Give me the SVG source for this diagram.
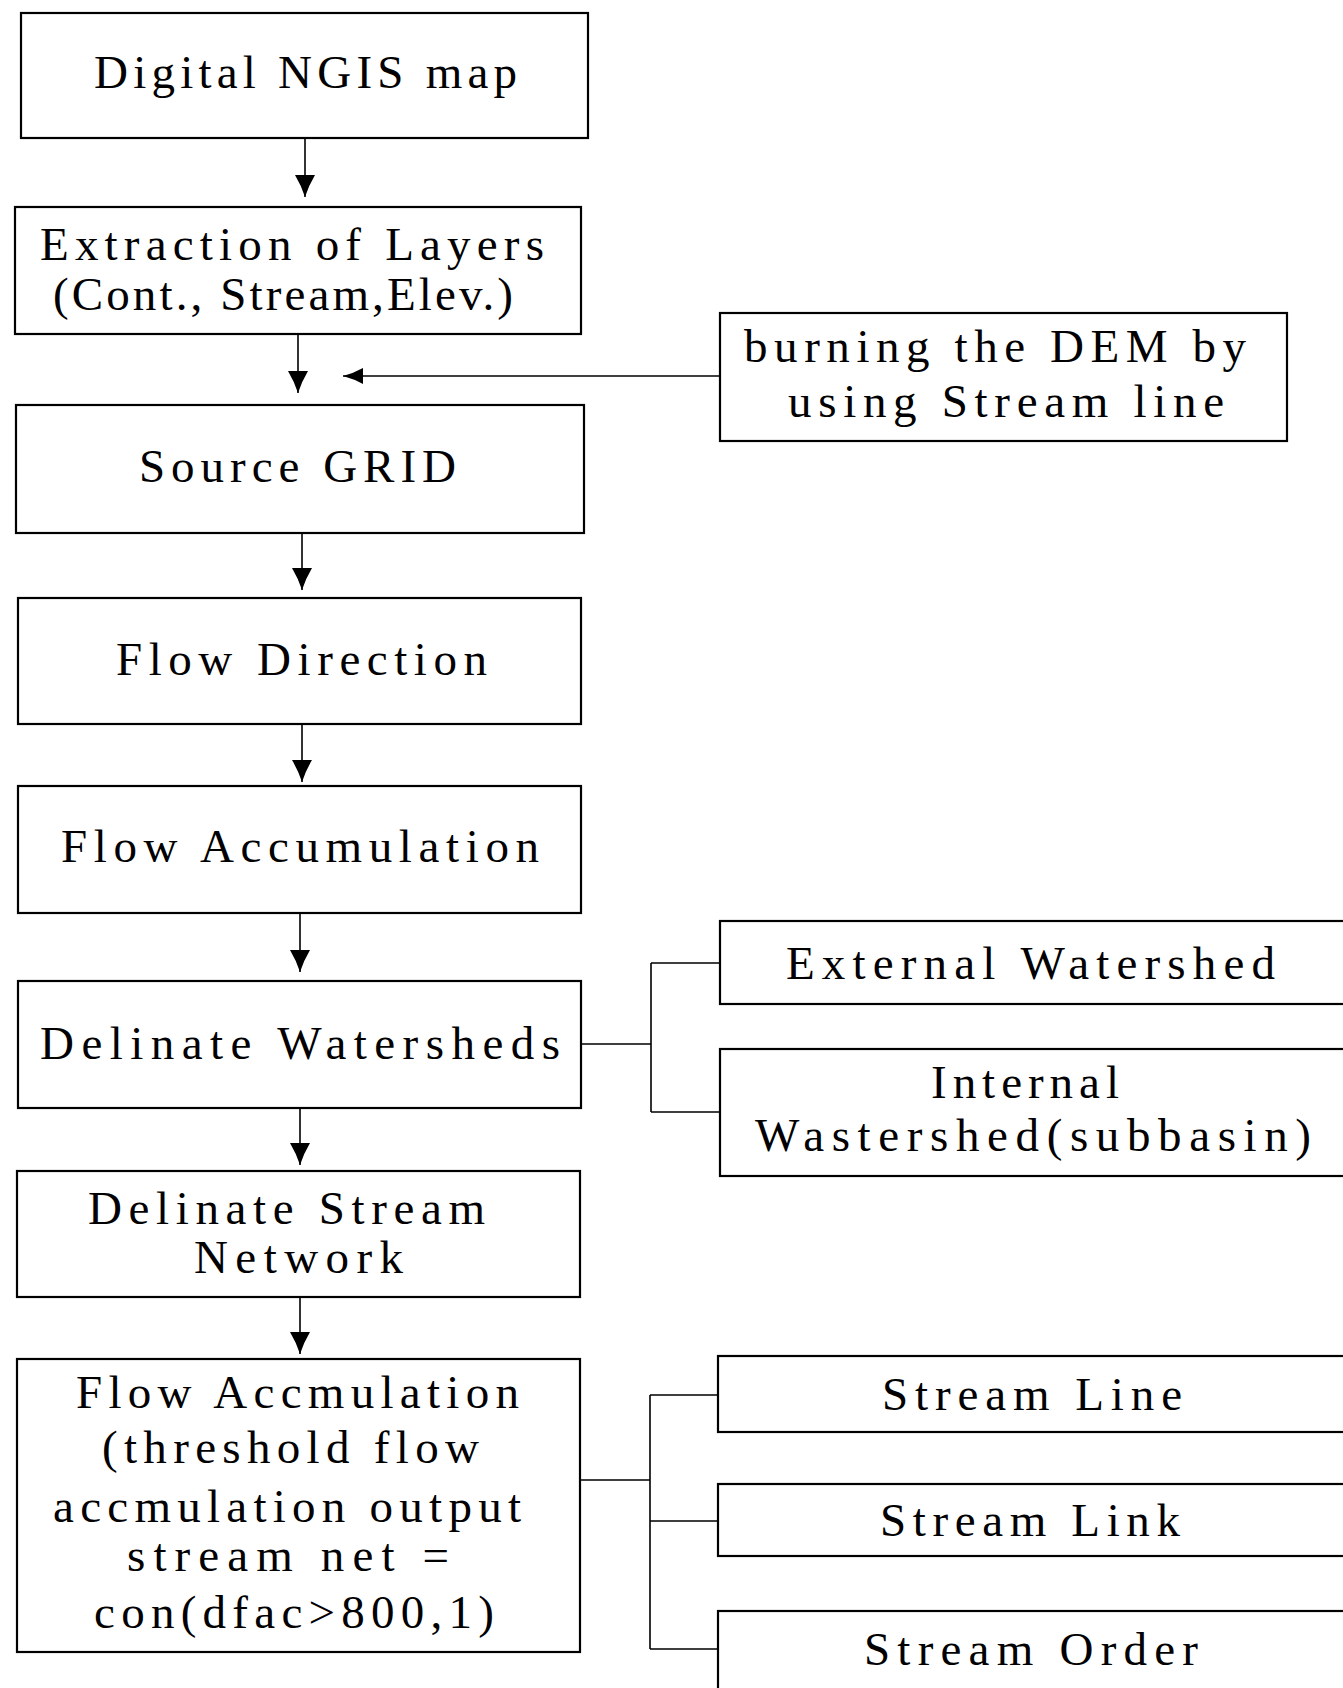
<svg xmlns="http://www.w3.org/2000/svg" width="1343" height="1688" viewBox="0 0 1343 1688">
<style>
.box{fill:#fff;stroke:#000;stroke-width:2.2}
.t{font-family:"Liberation Serif","Times New Roman",serif;font-size:47px;fill:#000}
.c{fill:none;stroke:#000;stroke-width:1.6}
</style>
<defs>
<marker id="ah" markerUnits="userSpaceOnUse" viewBox="0 0 22 20" refX="22" refY="10" markerWidth="22" markerHeight="20" orient="auto">
<path d="M0,0 Q10,6 22,10 Q10,14 0,20 Z" fill="#000"/>
</marker>
<marker id="ahs" markerUnits="userSpaceOnUse" viewBox="0 0 20 16" refX="20" refY="8" markerWidth="20" markerHeight="16" orient="auto">
<path d="M0,0 Q9,5 20,8 Q9,11 0,16 Z" fill="#000"/>
</marker>
</defs>
<rect width="1343" height="1688" fill="#fff"/>
<g id="connectors">
<line class="c" x1="305" y1="139" x2="305" y2="197" marker-end="url(#ah)"/>
<line class="c" x1="298" y1="334" x2="298" y2="393" marker-end="url(#ah)"/>
<line class="c" x1="720" y1="376" x2="343" y2="376" marker-end="url(#ahs)"/>
<line class="c" x1="302" y1="533" x2="302" y2="590" marker-end="url(#ah)"/>
<line class="c" x1="302" y1="724" x2="302" y2="782" marker-end="url(#ah)"/>
<line class="c" x1="300" y1="913" x2="300" y2="972" marker-end="url(#ah)"/>
<line class="c" x1="300" y1="1108" x2="300" y2="1165" marker-end="url(#ah)"/>
<line class="c" x1="300" y1="1297" x2="300" y2="1354" marker-end="url(#ah)"/>
<path class="c" d="M581,1044 H651 M651,963 V1112 M651,963 H720 M651,1112 H720"/>
<path class="c" d="M580,1480 H650 M650,1395 V1649 M650,1395 H718 M650,1521 H718 M650,1649 H718"/>
</g>
<g id="n1"><rect class="box" x="21" y="13" width="567" height="125"/>
<text class="t" x="94" y="88" textLength="423" lengthAdjust="spacing">Digital NGIS map</text></g>
<g id="n2"><rect class="box" x="15" y="207" width="566" height="127"/>
<text class="t" x="40" y="260" textLength="504" lengthAdjust="spacing">Extraction of Layers</text>
<text class="t" x="53" y="310" textLength="460" lengthAdjust="spacing">(Cont., Stream,Elev.)</text></g>
<g id="n_burn"><rect class="box" x="720" y="313" width="567" height="128"/>
<text class="t" x="744" y="362" textLength="502" lengthAdjust="spacing">burning the DEM by</text>
<text class="t" x="788" y="417" textLength="436" lengthAdjust="spacing">using Stream line</text></g>
<g id="n3"><rect class="box" x="16" y="405" width="568" height="128"/>
<text class="t" x="139" y="482" textLength="317" lengthAdjust="spacing">Source GRID</text></g>
<g id="n4"><rect class="box" x="18" y="598" width="563" height="126"/>
<text class="t" x="116" y="675" textLength="371" lengthAdjust="spacing">Flow Direction</text></g>
<g id="n5"><rect class="box" x="18" y="786" width="563" height="127"/>
<text class="t" x="61" y="862" textLength="478" lengthAdjust="spacing">Flow Accumulation</text></g>
<g id="n6"><rect class="box" x="18" y="981" width="563" height="127"/>
<text class="t" x="40" y="1059" textLength="520" lengthAdjust="spacing">Delinate Watersheds</text></g>
<g id="n_ext"><rect class="box" x="720" y="921" width="640" height="83"/>
<text class="t" x="786" y="979" textLength="489" lengthAdjust="spacing">External Watershed</text></g>
<g id="n_int"><rect class="box" x="720" y="1049" width="640" height="127"/>
<text class="t" x="931" y="1098" textLength="188" lengthAdjust="spacing">Internal</text>
<text class="t" x="755" y="1151" textLength="556" lengthAdjust="spacing">Wastershed(subbasin)</text></g>
<g id="n7"><rect class="box" x="17" y="1171" width="563" height="126"/>
<text class="t" x="88" y="1224" textLength="397" lengthAdjust="spacing">Delinate Stream</text>
<text class="t" x="194" y="1273" textLength="209" lengthAdjust="spacing">Network</text></g>
<g id="n8"><rect class="box" x="17" y="1359" width="563" height="293"/>
<text class="t" x="76" y="1408" textLength="443" lengthAdjust="spacing">Flow Accmulation</text>
<text class="t" x="102" y="1463" textLength="377" lengthAdjust="spacing">(threshold flow</text>
<text class="t" x="53" y="1522" textLength="468" lengthAdjust="spacing">accmulation output</text>
<text class="t" x="127" y="1571" textLength="322" lengthAdjust="spacing">stream net =</text>
<text class="t" x="94" y="1628" textLength="400" lengthAdjust="spacing">con(dfac&gt;800,1)</text></g>
<g id="n_line"><rect class="box" x="718" y="1356" width="640" height="76"/>
<text class="t" x="882" y="1410" textLength="300" lengthAdjust="spacing">Stream Line</text></g>
<g id="n_link"><rect class="box" x="718" y="1484" width="640" height="72"/>
<text class="t" x="880" y="1536" textLength="300" lengthAdjust="spacing">Stream Link</text></g>
<g id="n_order"><rect class="box" x="718" y="1611" width="640" height="100"/>
<text class="t" x="864" y="1665" textLength="334" lengthAdjust="spacing">Stream Order</text></g>
</svg>
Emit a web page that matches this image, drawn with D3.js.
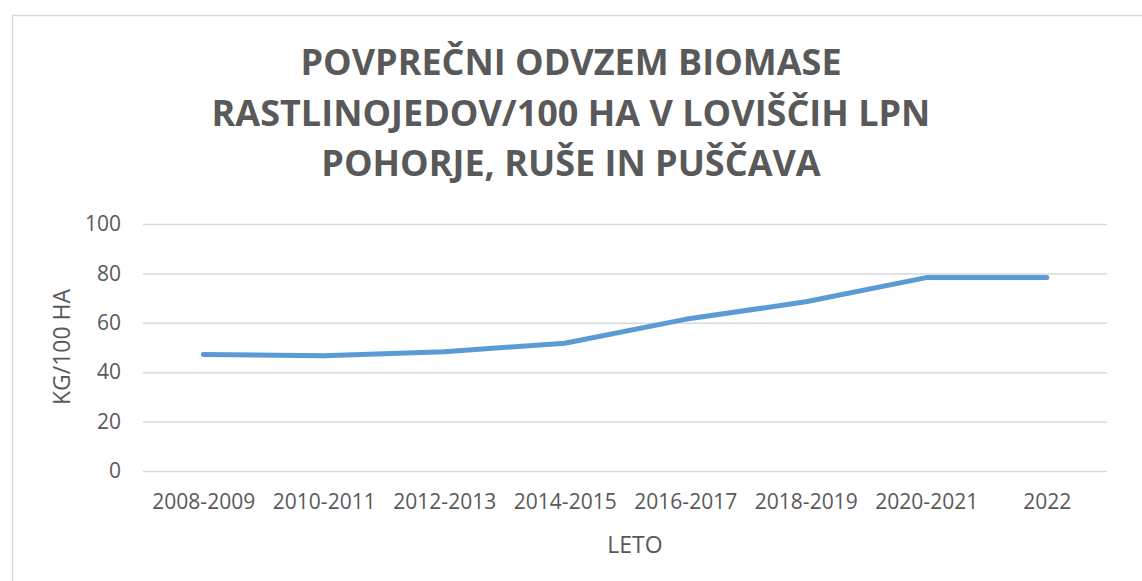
____________________
GIVEN PROBLEM: Omit the pictures. Output every record above word for word.

OUTPUT OF THE EXERCISE:
Give me the SVG source for this diagram.
<svg xmlns="http://www.w3.org/2000/svg" width="1343" height="1688" viewBox="0 0 1343 1688">
<style>
.box{fill:#fff;stroke:#000;stroke-width:2.2}
.t{font-family:"Liberation Serif","Times New Roman",serif;font-size:47px;fill:#000}
.c{fill:none;stroke:#000;stroke-width:1.6}
</style>
<defs>
<marker id="ah" markerUnits="userSpaceOnUse" viewBox="0 0 22 20" refX="22" refY="10" markerWidth="22" markerHeight="20" orient="auto">
<path d="M0,0 Q10,6 22,10 Q10,14 0,20 Z" fill="#000"/>
</marker>
<marker id="ahs" markerUnits="userSpaceOnUse" viewBox="0 0 20 16" refX="20" refY="8" markerWidth="20" markerHeight="16" orient="auto">
<path d="M0,0 Q9,5 20,8 Q9,11 0,16 Z" fill="#000"/>
</marker>
</defs>
<rect width="1343" height="1688" fill="#fff"/>
<g id="connectors">
<line class="c" x1="305" y1="139" x2="305" y2="197" marker-end="url(#ah)"/>
<line class="c" x1="298" y1="334" x2="298" y2="393" marker-end="url(#ah)"/>
<line class="c" x1="720" y1="376" x2="343" y2="376" marker-end="url(#ahs)"/>
<line class="c" x1="302" y1="533" x2="302" y2="590" marker-end="url(#ah)"/>
<line class="c" x1="302" y1="724" x2="302" y2="782" marker-end="url(#ah)"/>
<line class="c" x1="300" y1="913" x2="300" y2="972" marker-end="url(#ah)"/>
<line class="c" x1="300" y1="1108" x2="300" y2="1165" marker-end="url(#ah)"/>
<line class="c" x1="300" y1="1297" x2="300" y2="1354" marker-end="url(#ah)"/>
<path class="c" d="M581,1044 H651 M651,963 V1112 M651,963 H720 M651,1112 H720"/>
<path class="c" d="M580,1480 H650 M650,1395 V1649 M650,1395 H718 M650,1521 H718 M650,1649 H718"/>
</g>
<g id="n1"><rect class="box" x="21" y="13" width="567" height="125"/>
<text class="t" x="94" y="88" textLength="423" lengthAdjust="spacing">Digital NGIS map</text></g>
<g id="n2"><rect class="box" x="15" y="207" width="566" height="127"/>
<text class="t" x="40" y="260" textLength="504" lengthAdjust="spacing">Extraction of Layers</text>
<text class="t" x="53" y="310" textLength="460" lengthAdjust="spacing">(Cont., Stream,Elev.)</text></g>
<g id="n_burn"><rect class="box" x="720" y="313" width="567" height="128"/>
<text class="t" x="744" y="362" textLength="502" lengthAdjust="spacing">burning the DEM by</text>
<text class="t" x="788" y="417" textLength="436" lengthAdjust="spacing">using Stream line</text></g>
<g id="n3"><rect class="box" x="16" y="405" width="568" height="128"/>
<text class="t" x="139" y="482" textLength="317" lengthAdjust="spacing">Source GRID</text></g>
<g id="n4"><rect class="box" x="18" y="598" width="563" height="126"/>
<text class="t" x="116" y="675" textLength="371" lengthAdjust="spacing">Flow Direction</text></g>
<g id="n5"><rect class="box" x="18" y="786" width="563" height="127"/>
<text class="t" x="61" y="862" textLength="478" lengthAdjust="spacing">Flow Accumulation</text></g>
<g id="n6"><rect class="box" x="18" y="981" width="563" height="127"/>
<text class="t" x="40" y="1059" textLength="520" lengthAdjust="spacing">Delinate Watersheds</text></g>
<g id="n_ext"><rect class="box" x="720" y="921" width="640" height="83"/>
<text class="t" x="786" y="979" textLength="489" lengthAdjust="spacing">External Watershed</text></g>
<g id="n_int"><rect class="box" x="720" y="1049" width="640" height="127"/>
<text class="t" x="931" y="1098" textLength="188" lengthAdjust="spacing">Internal</text>
<text class="t" x="755" y="1151" textLength="556" lengthAdjust="spacing">Wastershed(subbasin)</text></g>
<g id="n7"><rect class="box" x="17" y="1171" width="563" height="126"/>
<text class="t" x="88" y="1224" textLength="397" lengthAdjust="spacing">Delinate Stream</text>
<text class="t" x="194" y="1273" textLength="209" lengthAdjust="spacing">Network</text></g>
<g id="n8"><rect class="box" x="17" y="1359" width="563" height="293"/>
<text class="t" x="76" y="1408" textLength="443" lengthAdjust="spacing">Flow Accmulation</text>
<text class="t" x="102" y="1463" textLength="377" lengthAdjust="spacing">(threshold flow</text>
<text class="t" x="53" y="1522" textLength="468" lengthAdjust="spacing">accmulation output</text>
<text class="t" x="127" y="1571" textLength="322" lengthAdjust="spacing">stream net =</text>
<text class="t" x="94" y="1628" textLength="400" lengthAdjust="spacing">con(dfac&gt;800,1)</text></g>
<g id="n_line"><rect class="box" x="718" y="1356" width="640" height="76"/>
<text class="t" x="882" y="1410" textLength="300" lengthAdjust="spacing">Stream Line</text></g>
<g id="n_link"><rect class="box" x="718" y="1484" width="640" height="72"/>
<text class="t" x="880" y="1536" textLength="300" lengthAdjust="spacing">Stream Link</text></g>
<g id="n_order"><rect class="box" x="718" y="1611" width="640" height="100"/>
<text class="t" x="864" y="1665" textLength="334" lengthAdjust="spacing">Stream Order</text></g>
</svg>
Emit a web page that matches this image, drawn with D3.js.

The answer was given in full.